- Born: 17 May 1931 Moscow, Russian SFSR, Soviet Union
- Died: May 15, 2000 (aged 68) Moscow, Russia
- Height: 5 ft 11 in (180 cm)
- Weight: 175 lb (79 kg; 12 st 7 lb)
- Position: Defence
- Shot: Left
- Played for: Krylya Sovetov Moscow
- National team: Soviet Union
- Playing career: 1949–1961
- Medal record
Olympic Games
| Gold medal – first place | 1956 Cortina | Team |
| Bronze medal – third place | 1960 Squaw Valley | Team |
World Championships
| Gold medal – first place | 1954 Stockholm | Team |
| Silver medal – second place | 1955 West Germany | Team |
| Silver medal – second place | 1958 Oslo | Team |

= Alfred Kuchevsky =

Alfred Iosifovich Kuchevsky (Альфред Иосифович Кучевский; 17 May 1931 – 15 May 2000) was a Soviet professional ice hockey defenceman. He played for the HC Krylya Sovetov Moscow of the Soviet Championship League and represented the Soviet Union national ice hockey team in international competitions. He was Olympic champion in 1956, won an Olympic bronze medal in 1960, was world champion in 1954, and won silver medals at the world championships in 1955 and 1958.

==Biography==
Kuchevsky was born on 17 May 1931 in Moscow, Soviet Union. His father worked as Director of the Krylya Sovetov Stadium near the metro station Semyonovskaya.

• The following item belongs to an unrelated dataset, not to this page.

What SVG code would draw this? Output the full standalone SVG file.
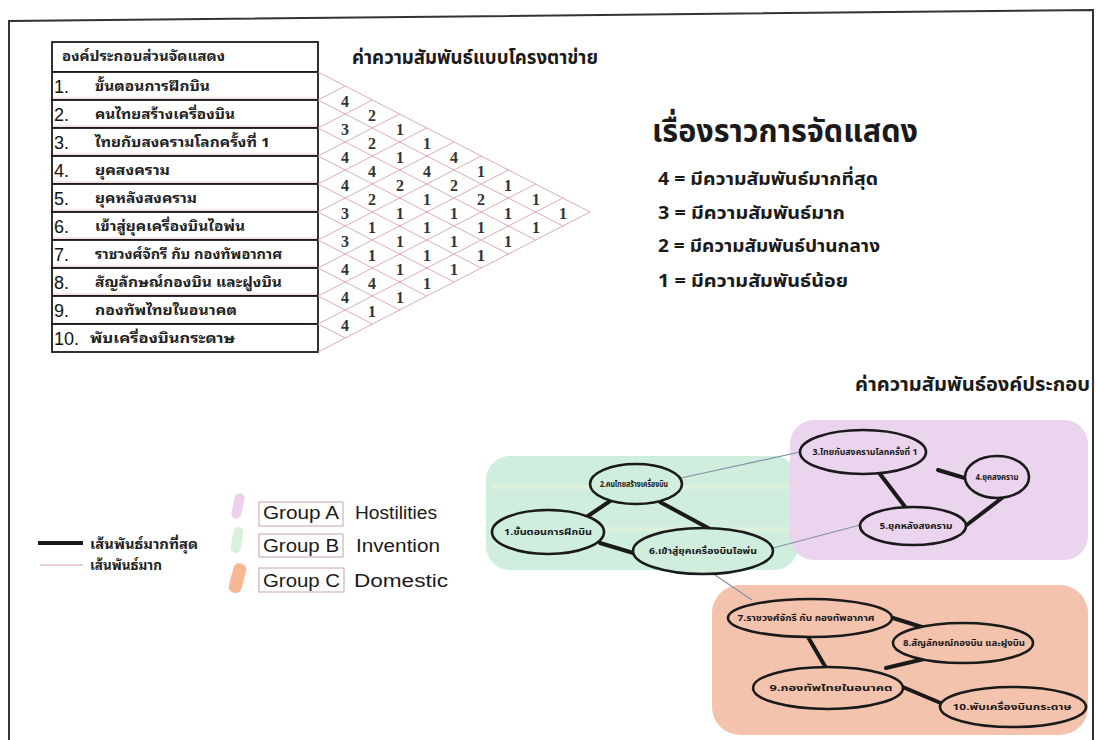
<svg xmlns="http://www.w3.org/2000/svg" width="1096" height="740" viewBox="0 0 1096 740">
<style>
.th{font-family:"Noto Sans Thai","Noto Sans","DejaVu Sans",sans-serif;font-weight:bold;fill:#1a1a1a}
.tl{font-family:"Noto Sans Thai Looped","Noto Serif Thai","Noto Sans Thai","Liberation Serif",serif;font-weight:bold;fill:#222;font-size:13px}
.num{font-family:"Liberation Sans",Arial,sans-serif;font-size:18px;fill:#111}
.cell{fill:#fff;stroke:#1a1a1a;stroke-width:1.8}
.lat{stroke:#d9a3ad;stroke-width:0.9;fill:none}
.val{font-family:"Liberation Serif",serif;font-weight:bold;font-size:16px;fill:#333;text-anchor:middle}
.ell{stroke:#1a1a1a;stroke-width:2.6}
.el{font-family:"Noto Sans Thai","Noto Sans",sans-serif;font-weight:bold;font-size:8.5px;fill:#1a1a1a;text-anchor:middle}
.thick{stroke:#1a1a1a;stroke-width:4;stroke-linecap:round}
.thin{stroke:#8391a8;stroke-width:1.2}
.en{font-family:"Liberation Sans",Arial,sans-serif;font-size:18px;fill:#1a1a1a}
.gbox{fill:none;stroke:#c9a2aa;stroke-width:1}
</style>
<rect width="1096" height="740" fill="#ffffff"/>
<path d="M9,742 L9,21 L1093,10 L1093,742" fill="none" stroke="#333" stroke-width="2"/>

<!-- table -->
<g id="table">
<rect class="cell" x="52" y="42" width="266" height="30"/>
<text class="tl" x="62" y="61" font-size="12" textLength="163" lengthAdjust="spacingAndGlyphs">องค์ประกอบส่วนจัดแสดง</text>
<rect class="cell" x="52" y="72" width="266" height="28"/>
<rect class="cell" x="52" y="100" width="266" height="28"/>
<rect class="cell" x="52" y="128" width="266" height="28"/>
<rect class="cell" x="52" y="156" width="266" height="28"/>
<rect class="cell" x="52" y="184" width="266" height="28"/>
<rect class="cell" x="52" y="212" width="266" height="28"/>
<rect class="cell" x="52" y="240" width="266" height="28"/>
<rect class="cell" x="52" y="268" width="266" height="28"/>
<rect class="cell" x="52" y="296" width="266" height="28"/>
<rect class="cell" x="52" y="324" width="266" height="28"/>
<g stroke="#e3a0a0" stroke-width="0.8" opacity="0.7">
<line x1="53" y1="98" x2="317" y2="98"/><line x1="53" y1="126" x2="317" y2="126"/><line x1="53" y1="154" x2="317" y2="154"/>
<line x1="53" y1="182" x2="317" y2="182"/><line x1="53" y1="210" x2="317" y2="210"/><line x1="53" y1="238" x2="317" y2="238"/>
<line x1="53" y1="266" x2="317" y2="266"/><line x1="53" y1="294" x2="317" y2="294"/>
</g>
<text class="num" x="54" y="93">1.</text>
<text class="num" x="54" y="121">2.</text>
<text class="num" x="54" y="149">3.</text>
<text class="num" x="54" y="177">4.</text>
<text class="num" x="54" y="205">5.</text>
<text class="num" x="54" y="233">6.</text>
<text class="num" x="54" y="261">7.</text>
<text class="num" x="54" y="289">8.</text>
<text class="num" x="54" y="317">9.</text>
<text class="num" x="54" y="345">10.</text>
<text class="tl" x="95" y="91" textLength="115" lengthAdjust="spacingAndGlyphs">ขั้นตอนการฝึกบิน</text>
<text class="tl" x="95" y="119" textLength="140" lengthAdjust="spacingAndGlyphs">คนไทยสร้างเครื่องบิน</text>
<text class="tl" x="95" y="147" textLength="175" lengthAdjust="spacingAndGlyphs">ไทยกับสงครามโลกครั้งที่ 1</text>
<text class="tl" x="95" y="175" textLength="75" lengthAdjust="spacingAndGlyphs">ยุคสงคราม</text>
<text class="tl" x="95" y="203" textLength="102" lengthAdjust="spacingAndGlyphs">ยุคหลังสงคราม</text>
<text class="tl" x="95" y="231" textLength="150" lengthAdjust="spacingAndGlyphs">เข้าสู่ยุคเครื่องบินไอพ่น</text>
<text class="tl" x="95" y="259" textLength="187" lengthAdjust="spacingAndGlyphs">ราชวงศ์จักรี กับ กองทัพอากาศ</text>
<text class="tl" x="95" y="287" textLength="187" lengthAdjust="spacingAndGlyphs">สัญลักษณ์กองบิน และฝูงบิน</text>
<text class="tl" x="95" y="315" textLength="142" lengthAdjust="spacingAndGlyphs">กองทัพไทยในอนาคต</text>
<text class="tl" x="90" y="343" textLength="145" lengthAdjust="spacingAndGlyphs">พับเครื่องบินกระดาษ</text>
</g>

<!-- lattice -->
<g id="lattice" class="lat">
<line x1="318" y1="72" x2="590" y2="212"/>
<line x1="318" y1="100" x2="562.8" y2="226"/><line x1="318" y1="100" x2="345.2" y2="86"/>
<line x1="318" y1="128" x2="535.6" y2="240"/><line x1="318" y1="128" x2="372.4" y2="100"/>
<line x1="318" y1="156" x2="508.4" y2="254"/><line x1="318" y1="156" x2="399.6" y2="114"/>
<line x1="318" y1="184" x2="481.2" y2="268"/><line x1="318" y1="184" x2="426.8" y2="128"/>
<line x1="318" y1="212" x2="454" y2="282"/><line x1="318" y1="212" x2="454" y2="142"/>
<line x1="318" y1="240" x2="426.8" y2="296"/><line x1="318" y1="240" x2="481.2" y2="156"/>
<line x1="318" y1="268" x2="399.6" y2="310"/><line x1="318" y1="268" x2="508.4" y2="170"/>
<line x1="318" y1="296" x2="372.4" y2="324"/><line x1="318" y1="296" x2="535.6" y2="184"/>
<line x1="318" y1="324" x2="345.2" y2="338"/><line x1="318" y1="324" x2="562.8" y2="198"/>
<line x1="318" y1="352" x2="590" y2="212"/>
</g>
<g id="values">
<text class="val" x="345" y="107">4</text><text class="val" x="345" y="135">3</text><text class="val" x="345" y="163">4</text>
<text class="val" x="345" y="191">4</text><text class="val" x="345" y="219">3</text><text class="val" x="345" y="247">3</text>
<text class="val" x="345" y="275">4</text><text class="val" x="345" y="303">4</text><text class="val" x="345" y="331">4</text>
<text class="val" x="372" y="121">2</text><text class="val" x="372" y="149">2</text><text class="val" x="372" y="177">4</text>
<text class="val" x="372" y="205">2</text><text class="val" x="372" y="233">1</text><text class="val" x="372" y="261">1</text>
<text class="val" x="372" y="289">4</text><text class="val" x="372" y="317">1</text>
<text class="val" x="400" y="135">1</text><text class="val" x="400" y="163">1</text><text class="val" x="400" y="191">2</text>
<text class="val" x="400" y="219">1</text><text class="val" x="400" y="247">1</text><text class="val" x="400" y="275">1</text>
<text class="val" x="400" y="303">1</text>
<text class="val" x="427" y="149">1</text><text class="val" x="427" y="177">4</text><text class="val" x="427" y="205">1</text>
<text class="val" x="427" y="233">1</text><text class="val" x="427" y="261">1</text><text class="val" x="427" y="289">1</text>
<text class="val" x="454" y="163">4</text><text class="val" x="454" y="191">2</text><text class="val" x="454" y="219">1</text>
<text class="val" x="454" y="247">1</text><text class="val" x="454" y="275">1</text>
<text class="val" x="481" y="177">1</text><text class="val" x="481" y="205">2</text><text class="val" x="481" y="233">1</text>
<text class="val" x="481" y="261">1</text>
<text class="val" x="508" y="191">1</text><text class="val" x="508" y="219">1</text><text class="val" x="508" y="247">1</text>
<text class="val" x="536" y="205">1</text><text class="val" x="536" y="233">1</text>
<text class="val" x="563" y="219">1</text>
</g>

<!-- titles and scale legend -->
<g id="titles">
<text class="th" x="352" y="64" font-size="20" textLength="246" lengthAdjust="spacingAndGlyphs">ค่าความสัมพันธ์แบบโครงตาข่าย</text>
<text class="th" x="652" y="142" font-size="32" textLength="266" lengthAdjust="spacingAndGlyphs">เรื่องราวการจัดแสดง</text>
<text class="th" x="658" y="185" font-size="18" textLength="220" lengthAdjust="spacingAndGlyphs">4 = มีความสัมพันธ์มากที่สุด</text>
<text class="th" x="658" y="219" font-size="18" textLength="187" lengthAdjust="spacingAndGlyphs">3 = มีความสัมพันธ์มาก</text>
<text class="th" x="658" y="252" font-size="18" textLength="222" lengthAdjust="spacingAndGlyphs">2 = มีความสัมพันธ์ปานกลาง</text>
<text class="th" x="658" y="287" font-size="18" textLength="190" lengthAdjust="spacingAndGlyphs">1 = มีความสัมพันธ์น้อย</text>
<text class="th" x="855" y="391" font-size="19" textLength="235" lengthAdjust="spacingAndGlyphs">ค่าความสัมพันธ์องค์ประกอบ</text>
</g>

<!-- group backgrounds -->
<g id="groups">
<rect x="486" y="456" width="312" height="114" rx="24" fill="#cfeedd"/>
<rect x="492" y="485" width="300" height="4" fill="#e9f3d9" opacity="0.6"/>
<rect x="492" y="527" width="300" height="4" fill="#e9f3d9" opacity="0.6"/>
<rect x="790" y="420" width="298" height="140" rx="24" fill="#ead4ee"/>
<rect x="712" y="585" width="376" height="150" rx="28" fill="#f4c3ad"/>
</g>

<!-- connectors -->
<g id="connectors">
<line class="thin" x1="681" y1="478" x2="800" y2="452"/>
<line class="thin" x1="773" y1="548" x2="860" y2="525"/>
<line class="thin" x1="712" y1="573" x2="752" y2="600"/>
<line class="thick" x1="613" y1="499" x2="588" y2="516"/>
<line class="thick" x1="660" y1="502" x2="710" y2="529"/>
<line class="thick" x1="600" y1="543" x2="640" y2="555"/>
<line class="thick" x1="938" y1="470" x2="968" y2="479"/>
<line class="thick" x1="880" y1="474" x2="906" y2="508"/>
<line class="thick" x1="964" y1="527" x2="1002" y2="498"/>
<line class="thick" x1="893" y1="618" x2="925" y2="628"/>
<line class="thick" x1="808" y1="637" x2="826" y2="668"/>
<line class="thick" x1="886" y1="668" x2="924" y2="659"/>
<line class="thick" x1="898" y1="685" x2="943" y2="704"/>
</g>

<!-- nodes -->
<g id="n1"><ellipse class="ell" cx="548" cy="532" rx="56" ry="22" fill="#cfeedd"/><text class="el" x="548" y="535" textLength="88" lengthAdjust="spacingAndGlyphs">1.ขั้นตอนการฝึกบิน</text></g>
<g id="n2"><ellipse class="ell" cx="636" cy="484" rx="46" ry="20" fill="#cfeedd"/><text class="el" x="634" y="487" textLength="68" lengthAdjust="spacingAndGlyphs">2.คนไทยสร้างเครื่องบิน</text></g>
<g id="n6"><ellipse class="ell" cx="703" cy="551" rx="70" ry="23" fill="#cfeedd"/><text class="el" x="703" y="554" textLength="108" lengthAdjust="spacingAndGlyphs">6.เข้าสู่ยุคเครื่องบินไอพ่น</text></g>
<g id="n3"><ellipse class="ell" cx="863" cy="452" rx="63" ry="22" fill="#ead4ee"/><text class="el" x="865" y="455" textLength="105" lengthAdjust="spacingAndGlyphs">3.ไทยกับสงครามโลกครั้งที่ 1</text></g>
<g id="n4"><ellipse class="ell" cx="997" cy="477" rx="32" ry="21" fill="#ead4ee"/><text class="el" x="997" y="480" textLength="43" lengthAdjust="spacingAndGlyphs">4.ยุคสงคราม</text></g>
<g id="n5"><ellipse class="ell" cx="913" cy="526" rx="53" ry="19" fill="#ead4ee"/><text class="el" x="916" y="529" textLength="73" lengthAdjust="spacingAndGlyphs">5.ยุคหลังสงคราม</text></g>
<g id="n7"><ellipse class="ell" cx="810" cy="618" rx="82" ry="19" fill="#f4c3ad"/><text class="el" x="806" y="621" textLength="137" lengthAdjust="spacingAndGlyphs">7.ราชวงศ์จักรี กับ กองทัพอากาศ</text></g>
<g id="n8"><ellipse class="ell" cx="963" cy="643" rx="70" ry="20" fill="#f4c3ad"/><text class="el" x="964" y="646" textLength="122" lengthAdjust="spacingAndGlyphs">8.สัญลักษณ์กองบิน และฝูงบิน</text></g>
<g id="n9"><ellipse class="ell" cx="828" cy="688" rx="75" ry="21" fill="#f4c3ad"/><text class="el" x="831" y="691" textLength="123" lengthAdjust="spacingAndGlyphs">9.กองทัพไทยในอนาคต</text></g>
<g id="n10"><ellipse class="ell" cx="1013" cy="707" rx="73" ry="20" fill="#f4c3ad"/><text class="el" x="1012" y="710" textLength="119" lengthAdjust="spacingAndGlyphs">10.พับเครื่องบินกระดาษ</text></g>

<!-- legend -->
<g id="legend">
<line x1="38" y1="543" x2="83" y2="543" stroke="#1a1a1a" stroke-width="4"/>
<text class="tl" x="90" y="549" font-size="16" textLength="108" lengthAdjust="spacingAndGlyphs">เส้นพันธ์มากที่สุด</text>
<line x1="40" y1="565" x2="83" y2="565" stroke="#d79aa8" stroke-width="1"/>
<text class="tl" x="90" y="570" font-size="16" textLength="72" lengthAdjust="spacingAndGlyphs">เส้นพันธ์มาก</text>
<rect x="233" y="493" width="10" height="26" rx="5" fill="#ecd2ee" transform="rotate(12 238 506)"/>
<rect x="232" y="527" width="10" height="26" rx="5" fill="#d8f0da" transform="rotate(10 237 540)"/>
<rect x="231" y="563" width="13" height="30" rx="6" fill="#f5b893" transform="rotate(15 237 578)"/>
<rect class="gbox" x="259" y="502" width="84" height="24"/>
<rect class="gbox" x="259" y="534" width="84" height="23"/>
<rect class="gbox" x="259" y="568" width="85" height="24"/>
<text class="en" x="263" y="519" textLength="76" lengthAdjust="spacingAndGlyphs">Group A</text>
<text class="en" x="263" y="552" textLength="76" lengthAdjust="spacingAndGlyphs">Group B</text>
<text class="en" x="263" y="587" textLength="77" lengthAdjust="spacingAndGlyphs">Group C</text>
<text class="en" x="355" y="519" textLength="82" lengthAdjust="spacingAndGlyphs">Hostilities</text>
<text class="en" x="356" y="552" textLength="84" lengthAdjust="spacingAndGlyphs">Invention</text>
<text class="en" x="354" y="587" textLength="94" lengthAdjust="spacingAndGlyphs">Domestic</text>
</g>
</svg>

He attended Moscow School No. 429.

While playing for the Krylya Sovetov Moscow in 1949–61, he won the USSR Cup in 1951, was a runner-up twice (1952, 1954), and became the national ice hockey champion in 1957, earning silver three times (1955, 1956, 1958), and bronze five times (1950, 1951, 1954, 1959, 1960). He played 240 matches at the USSR championships, scored 37 goals.

After finishing his career as player, he worked at the Krylya Sovetov Moscow until 1972, starting as an assistant coach at his hockey club for four seasons, then managing a sports school. At one time, he served as a hockey referee and sports journalist. Following his complete retirement from hockey, he was responsible for organizing the first sports lotteries in the Soviet Union.

In 1954, he was awarded the title Honoured Master of Sports of the USSR in ice hockey, which holders are unofficially known as inductees of the Russian and Soviet Hockey Hall of Fame.

He was awarded the Medal "For Labour Valour" in 1957, and the Order of Friendship in 1996.

On 15 May 2000, he died in Moscow and later was buried at the Troyekurovskoye Cemetery.

In 2011, Alfred Kuchevsky was posthumously inducted into the International Jewish Sports Hall of Fame.